La réponse à l'intervention servira dans le cadre d’une analyse systémique, à structurer la réflexion en distinguant les différents niveaux d’intervention auprès des apprentis lecteurs en difficulté : enseignement de la lecture en classe pour l’ensemble des élèves (niveau 1) dispositifs d’aide supplémentaire pour les élèves en difficulté (niveau 2) dispositifs d’aide spécialisés et/ou intensifs ( niveau 3). Elle offre ainsi trois avantages : une formation continue des enseignants reposant sur les pratiques validées par la recherche (evidence based), une approche préventive par le repérage des élèves à risques dès le début des apprentissages et la mise en œuvre d’évaluation régulières des performances des élèves. Son apport principal consiste à réunir, dans une approche cohérente et intégrative, des leviers éducatifs dont l'efficacité a été attestée par des procédés de démonstration issus de la recherche scientifique et de la pratique de terrain.  

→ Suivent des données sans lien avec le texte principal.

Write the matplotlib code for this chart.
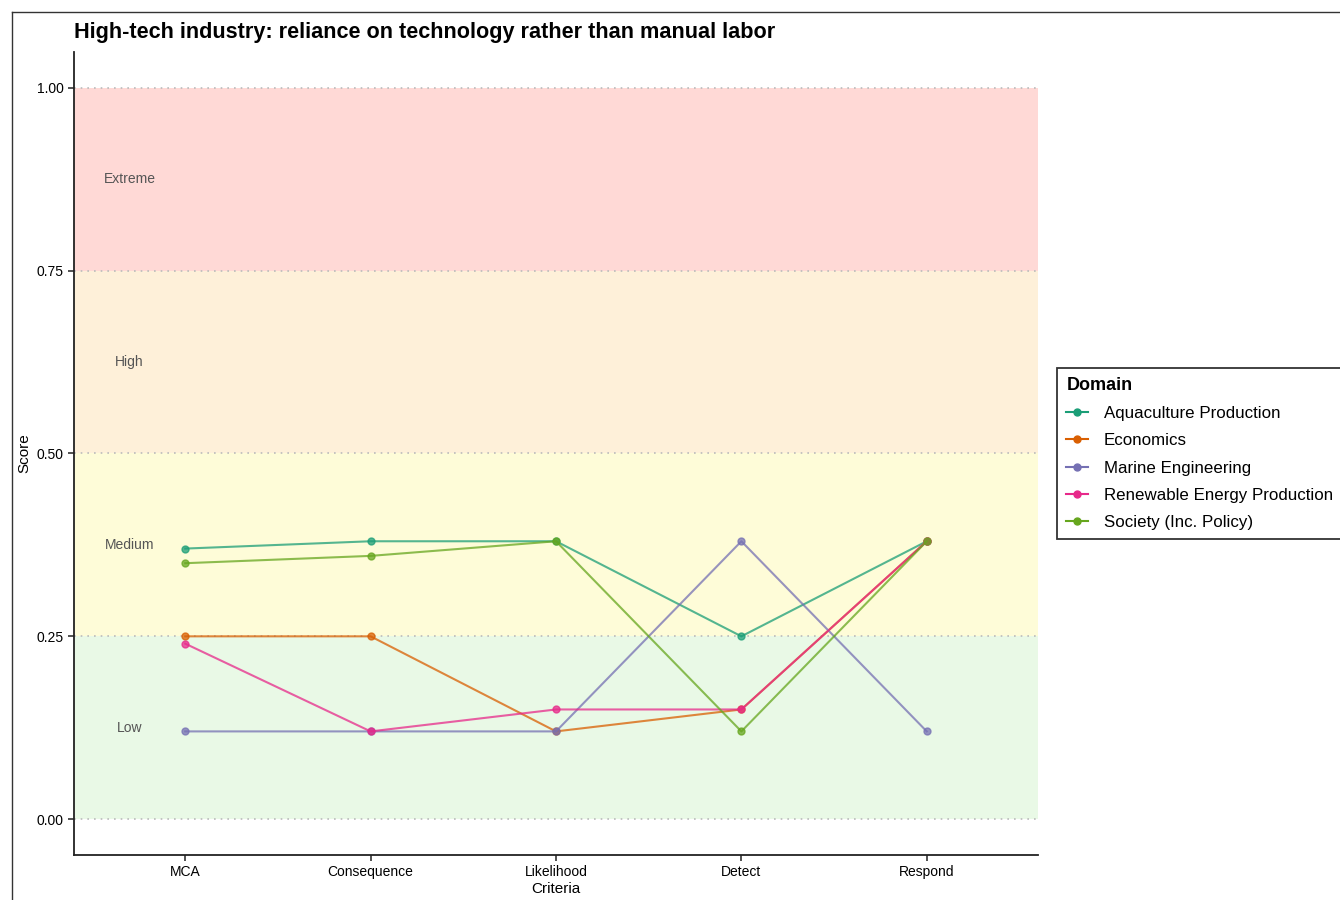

Le palier 3, qui s’apparente au degré d’intensité maximum et qui peut faire l’objet d’interventions extérieures, est l’objet de mon deuxième volet de thèse. En partant des travaux de Serge Thomazet, cette  recherche fait de la collaboration entre les différents acteurs de la division du travail du traitement de la difficulté scolaire, la pierre angulaire de l’expérimentation. Ici encore, j’ai souvent été amené dans ma pratique professionnelle à me questionner sur la continuité de l'expertise dans des prises en charges internes et externes à l'école. L’expérimentation d'un outil de communication a pour  vocation  d’établir un lien entre les différentes professionnalités intervenantes auprès des enfants en délicatesse avec la lecture. La création d’un outil de collaboration qui est principalement une messagerie instantanée adossée à une ligne de vie scolaire de l'élève, me semble être le moyen de faire le pont entre ces deux champs de recherche.